• **What you have to do**:
Write the listing below out again exactly, dropping the images.

• **Source excerpt**:
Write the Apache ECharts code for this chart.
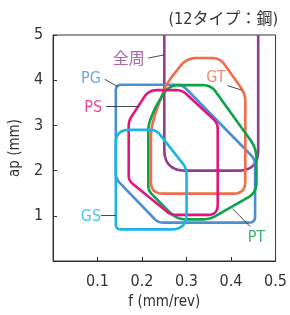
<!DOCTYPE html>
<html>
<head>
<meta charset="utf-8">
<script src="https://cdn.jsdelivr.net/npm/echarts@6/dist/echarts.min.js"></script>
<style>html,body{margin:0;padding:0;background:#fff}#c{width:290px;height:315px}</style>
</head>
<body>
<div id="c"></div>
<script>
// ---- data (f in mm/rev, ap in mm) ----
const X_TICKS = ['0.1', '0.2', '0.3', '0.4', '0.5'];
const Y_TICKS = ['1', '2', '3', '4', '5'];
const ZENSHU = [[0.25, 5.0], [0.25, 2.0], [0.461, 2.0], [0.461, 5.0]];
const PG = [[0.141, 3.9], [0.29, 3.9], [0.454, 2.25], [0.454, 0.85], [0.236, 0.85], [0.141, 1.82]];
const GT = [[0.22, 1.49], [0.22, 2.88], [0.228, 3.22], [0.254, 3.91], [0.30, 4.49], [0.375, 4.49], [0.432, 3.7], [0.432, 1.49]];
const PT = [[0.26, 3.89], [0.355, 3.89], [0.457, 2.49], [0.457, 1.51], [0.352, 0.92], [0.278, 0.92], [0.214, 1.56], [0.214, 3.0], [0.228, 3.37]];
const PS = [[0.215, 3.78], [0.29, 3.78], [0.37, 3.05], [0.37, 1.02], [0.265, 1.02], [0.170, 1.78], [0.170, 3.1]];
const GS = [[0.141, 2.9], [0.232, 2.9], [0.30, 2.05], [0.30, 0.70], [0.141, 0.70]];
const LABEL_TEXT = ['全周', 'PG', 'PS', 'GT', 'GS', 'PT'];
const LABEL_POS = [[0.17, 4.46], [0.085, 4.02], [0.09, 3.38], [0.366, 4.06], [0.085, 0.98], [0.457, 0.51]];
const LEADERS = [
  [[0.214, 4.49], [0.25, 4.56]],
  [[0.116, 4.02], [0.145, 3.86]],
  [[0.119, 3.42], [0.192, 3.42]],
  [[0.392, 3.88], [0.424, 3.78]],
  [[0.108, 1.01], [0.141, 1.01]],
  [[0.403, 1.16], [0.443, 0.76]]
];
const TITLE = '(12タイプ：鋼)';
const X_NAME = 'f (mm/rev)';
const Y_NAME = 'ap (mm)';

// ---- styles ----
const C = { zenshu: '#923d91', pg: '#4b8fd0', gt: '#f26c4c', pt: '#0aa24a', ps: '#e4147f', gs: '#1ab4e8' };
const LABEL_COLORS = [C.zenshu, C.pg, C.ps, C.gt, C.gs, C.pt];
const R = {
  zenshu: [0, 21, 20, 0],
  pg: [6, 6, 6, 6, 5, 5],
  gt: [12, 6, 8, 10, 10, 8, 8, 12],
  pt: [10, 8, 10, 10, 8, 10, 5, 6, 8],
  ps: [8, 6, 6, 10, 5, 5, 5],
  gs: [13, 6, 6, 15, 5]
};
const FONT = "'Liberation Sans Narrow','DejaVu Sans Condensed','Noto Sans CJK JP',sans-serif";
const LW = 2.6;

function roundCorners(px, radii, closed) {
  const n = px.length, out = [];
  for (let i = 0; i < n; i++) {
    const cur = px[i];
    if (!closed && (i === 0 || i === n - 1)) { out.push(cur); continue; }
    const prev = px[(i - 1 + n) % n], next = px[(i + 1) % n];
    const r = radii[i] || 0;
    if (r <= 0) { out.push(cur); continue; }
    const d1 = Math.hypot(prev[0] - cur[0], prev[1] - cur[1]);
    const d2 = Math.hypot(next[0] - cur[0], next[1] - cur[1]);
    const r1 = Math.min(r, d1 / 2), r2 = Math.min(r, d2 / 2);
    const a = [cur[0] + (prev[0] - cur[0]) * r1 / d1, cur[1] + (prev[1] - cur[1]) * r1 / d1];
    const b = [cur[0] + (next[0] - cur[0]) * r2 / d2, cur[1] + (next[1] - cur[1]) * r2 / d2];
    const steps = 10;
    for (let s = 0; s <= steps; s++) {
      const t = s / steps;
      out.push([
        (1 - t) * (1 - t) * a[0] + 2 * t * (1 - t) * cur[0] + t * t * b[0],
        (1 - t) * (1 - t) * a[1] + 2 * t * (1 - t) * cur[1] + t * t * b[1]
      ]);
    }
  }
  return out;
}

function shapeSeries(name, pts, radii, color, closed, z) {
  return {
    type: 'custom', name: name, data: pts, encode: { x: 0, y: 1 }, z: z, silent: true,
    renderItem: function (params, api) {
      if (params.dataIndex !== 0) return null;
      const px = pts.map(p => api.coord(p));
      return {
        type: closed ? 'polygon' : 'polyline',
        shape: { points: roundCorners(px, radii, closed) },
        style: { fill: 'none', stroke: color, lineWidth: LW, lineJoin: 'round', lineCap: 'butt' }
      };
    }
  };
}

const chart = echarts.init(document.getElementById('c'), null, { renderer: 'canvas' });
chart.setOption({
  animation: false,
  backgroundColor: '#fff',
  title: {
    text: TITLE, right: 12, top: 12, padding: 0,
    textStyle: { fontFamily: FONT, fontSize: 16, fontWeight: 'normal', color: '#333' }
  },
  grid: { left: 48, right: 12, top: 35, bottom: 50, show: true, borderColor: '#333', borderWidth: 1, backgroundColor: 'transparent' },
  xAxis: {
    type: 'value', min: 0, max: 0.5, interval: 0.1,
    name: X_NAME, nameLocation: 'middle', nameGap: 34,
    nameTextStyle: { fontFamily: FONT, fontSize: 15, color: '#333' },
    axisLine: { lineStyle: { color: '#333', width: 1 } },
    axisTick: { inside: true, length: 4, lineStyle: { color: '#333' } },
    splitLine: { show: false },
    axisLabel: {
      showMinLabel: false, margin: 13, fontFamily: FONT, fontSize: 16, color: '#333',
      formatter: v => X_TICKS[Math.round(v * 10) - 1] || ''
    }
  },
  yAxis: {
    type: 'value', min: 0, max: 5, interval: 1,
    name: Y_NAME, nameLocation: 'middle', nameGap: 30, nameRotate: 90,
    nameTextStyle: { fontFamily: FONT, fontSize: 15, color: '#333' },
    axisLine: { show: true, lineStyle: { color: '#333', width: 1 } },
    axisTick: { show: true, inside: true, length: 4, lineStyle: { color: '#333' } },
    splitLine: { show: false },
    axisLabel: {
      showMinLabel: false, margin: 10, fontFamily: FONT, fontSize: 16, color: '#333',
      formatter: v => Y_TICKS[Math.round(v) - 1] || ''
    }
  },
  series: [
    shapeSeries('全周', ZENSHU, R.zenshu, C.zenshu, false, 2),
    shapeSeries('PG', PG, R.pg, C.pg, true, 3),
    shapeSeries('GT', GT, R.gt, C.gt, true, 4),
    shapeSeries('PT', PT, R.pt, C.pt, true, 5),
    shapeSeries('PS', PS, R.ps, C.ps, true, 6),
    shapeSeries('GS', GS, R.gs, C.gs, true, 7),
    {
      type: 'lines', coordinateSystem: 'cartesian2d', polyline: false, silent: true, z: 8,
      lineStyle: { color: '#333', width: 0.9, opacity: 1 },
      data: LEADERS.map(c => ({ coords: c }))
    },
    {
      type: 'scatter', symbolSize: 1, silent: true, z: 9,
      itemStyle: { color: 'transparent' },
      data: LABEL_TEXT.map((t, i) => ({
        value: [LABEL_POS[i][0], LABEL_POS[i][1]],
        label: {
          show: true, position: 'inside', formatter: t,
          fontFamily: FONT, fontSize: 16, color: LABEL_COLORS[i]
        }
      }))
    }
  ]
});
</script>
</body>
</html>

• **Completed exercise**:
Write the Apache ECharts code for this chart.
<!DOCTYPE html>
<html>
<head>
<meta charset="utf-8">
<script src="https://cdn.jsdelivr.net/npm/echarts@6/dist/echarts.min.js"></script>
<style>html,body{margin:0;padding:0;background:#fff}#c{width:290px;height:315px}</style>
</head>
<body>
<div id="c"></div>
<script>
// ---- data (f in mm/rev, ap in mm) ----
const X_TICKS = ['0.1', '0.2', '0.3', '0.4', '0.5'];
const Y_TICKS = ['1', '2', '3', '4', '5'];
const ZENSHU = [[0.25, 5.0], [0.25, 2.0], [0.461, 2.0], [0.461, 5.0]];
const PG = [[0.141, 3.9], [0.29, 3.9], [0.454, 2.25], [0.454, 0.85], [0.236, 0.85], [0.141, 1.82]];
const GT = [[0.22, 1.49], [0.22, 2.88], [0.228, 3.22], [0.254, 3.91], [0.30, 4.49], [0.375, 4.49], [0.432, 3.7], [0.432, 1.49]];
const PT = [[0.26, 3.89], [0.355, 3.89], [0.457, 2.49], [0.457, 1.51], [0.352, 0.92], [0.278, 0.92], [0.214, 1.56], [0.214, 3.0], [0.228, 3.37]];
const PS = [[0.215, 3.78], [0.29, 3.78], [0.37, 3.05], [0.37, 1.02], [0.265, 1.02], [0.170, 1.78], [0.170, 3.1]];
const GS = [[0.141, 2.9], [0.232, 2.9], [0.30, 2.05], [0.30, 0.70], [0.141, 0.70]];
const LABEL_TEXT = ['全周', 'PG', 'PS', 'GT', 'GS', 'PT'];
const LABEL_POS = [[0.17, 4.46], [0.085, 4.02], [0.09, 3.38], [0.366, 4.06], [0.085, 0.98], [0.457, 0.51]];
const LEADERS = [
  [[0.214, 4.49], [0.25, 4.56]],
  [[0.116, 4.02], [0.145, 3.86]],
  [[0.119, 3.42], [0.192, 3.42]],
  [[0.392, 3.88], [0.424, 3.78]],
  [[0.108, 1.01], [0.141, 1.01]],
  [[0.403, 1.16], [0.443, 0.76]]
];
const TITLE = '(12タイプ：鋼)';
const X_NAME = 'f (mm/rev)';
const Y_NAME = 'ap (mm)';

// ---- styles ----
const C = { zenshu: '#923d91', pg: '#4b8fd0', gt: '#f26c4c', pt: '#0aa24a', ps: '#e4147f', gs: '#1ab4e8' };
const LABEL_COLORS = [C.zenshu, C.pg, C.ps, C.gt, C.gs, C.pt];
const R = {
  zenshu: [0, 21, 20, 0],
  pg: [6, 6, 6, 6, 5, 5],
  gt: [12, 6, 8, 10, 10, 8, 8, 12],
  pt: [10, 8, 10, 10, 8, 10, 5, 6, 8],
  ps: [8, 6, 6, 10, 5, 5, 5],
  gs: [13, 6, 6, 15, 5]
};
const FONT = "'Liberation Sans Narrow','DejaVu Sans Condensed','Noto Sans CJK JP',sans-serif";
const LW = 2.6;

function roundCorners(px, radii, closed) {
  const n = px.length, out = [];
  for (let i = 0; i < n; i++) {
    const cur = px[i];
    if (!closed && (i === 0 || i === n - 1)) { out.push(cur); continue; }
    const prev = px[(i - 1 + n) % n], next = px[(i + 1) % n];
    const r = radii[i] || 0;
    if (r <= 0) { out.push(cur); continue; }
    const d1 = Math.hypot(prev[0] - cur[0], prev[1] - cur[1]);
    const d2 = Math.hypot(next[0] - cur[0], next[1] - cur[1]);
    const r1 = Math.min(r, d1 / 2), r2 = Math.min(r, d2 / 2);
    const a = [cur[0] + (prev[0] - cur[0]) * r1 / d1, cur[1] + (prev[1] - cur[1]) * r1 / d1];
    const b = [cur[0] + (next[0] - cur[0]) * r2 / d2, cur[1] + (next[1] - cur[1]) * r2 / d2];
    const steps = 10;
    for (let s = 0; s <= steps; s++) {
      const t = s / steps;
      out.push([
        (1 - t) * (1 - t) * a[0] + 2 * t * (1 - t) * cur[0] + t * t * b[0],
        (1 - t) * (1 - t) * a[1] + 2 * t * (1 - t) * cur[1] + t * t * b[1]
      ]);
    }
  }
  return out;
}

function shapeSeries(name, pts, radii, color, closed, z) {
  return {
    type: 'custom', name: name, data: pts, encode: { x: 0, y: 1 }, z: z, silent: true,
    renderItem: function (params, api) {
      if (params.dataIndex !== 0) return null;
      const px = pts.map(p => api.coord(p));
      return {
        type: closed ? 'polygon' : 'polyline',
        shape: { points: roundCorners(px, radii, closed) },
        style: { fill: 'none', stroke: color, lineWidth: LW, lineJoin: 'round', lineCap: 'butt' }
      };
    }
  };
}

const chart = echarts.init(document.getElementById('c'), null, { renderer: 'canvas' });
chart.setOption({
  animation: false,
  backgroundColor: '#fff',
  title: {
    text: TITLE, right: 12, top: 12, padding: 0,
    textStyle: { fontFamily: FONT, fontSize: 16, fontWeight: 'normal', color: '#333' }
  },
  grid: { left: 48, right: 12, top: 35, bottom: 50, show: true, borderColor: '#333', borderWidth: 1, backgroundColor: 'transparent' },
  xAxis: {
    type: 'value', min: 0, max: 0.5, interval: 0.1,
    name: X_NAME, nameLocation: 'middle', nameGap: 34,
    nameTextStyle: { fontFamily: FONT, fontSize: 15, color: '#333' },
    axisLine: { lineStyle: { color: '#333', width: 1 } },
    axisTick: { inside: true, length: 4, lineStyle: { color: '#333' } },
    splitLine: { show: false },
    axisLabel: {
      showMinLabel: false, margin: 13, fontFamily: FONT, fontSize: 16, color: '#333',
      formatter: v => X_TICKS[Math.round(v * 10) - 1] || ''
    }
  },
  yAxis: {
    type: 'value', min: 0, max: 5, interval: 1,
    name: Y_NAME, nameLocation: 'middle', nameGap: 30, nameRotate: 90,
    nameTextStyle: { fontFamily: FONT, fontSize: 15, color: '#333' },
    axisLine: { show: true, lineStyle: { color: '#333', width: 1 } },
    axisTick: { show: true, inside: true, length: 4, lineStyle: { color: '#333' } },
    splitLine: { show: false },
    axisLabel: {
      showMinLabel: false, margin: 10, fontFamily: FONT, fontSize: 16, color: '#333',
      formatter: v => Y_TICKS[Math.round(v) - 1] || ''
    }
  },
  series: [
    shapeSeries('全周', ZENSHU, R.zenshu, C.zenshu, false, 2),
    shapeSeries('PG', PG, R.pg, C.pg, true, 3),
    shapeSeries('GT', GT, R.gt, C.gt, true, 4),
    shapeSeries('PT', PT, R.pt, C.pt, true, 5),
    shapeSeries('PS', PS, R.ps, C.ps, true, 6),
    shapeSeries('GS', GS, R.gs, C.gs, true, 7),
    {
      type: 'lines', coordinateSystem: 'cartesian2d', polyline: false, silent: true, z: 8,
      lineStyle: { color: '#333', width: 0.9, opacity: 1 },
      data: LEADERS.map(c => ({ coords: c }))
    },
    {
      type: 'scatter', symbolSize: 1, silent: true, z: 9,
      itemStyle: { color: 'transparent' },
      data: LABEL_TEXT.map((t, i) => ({
        value: [LABEL_POS[i][0], LABEL_POS[i][1]],
        label: {
          show: true, position: 'inside', formatter: t,
          fontFamily: FONT, fontSize: 16, color: LABEL_COLORS[i]
        }
      }))
    }
  ]
});
</script>
</body>
</html>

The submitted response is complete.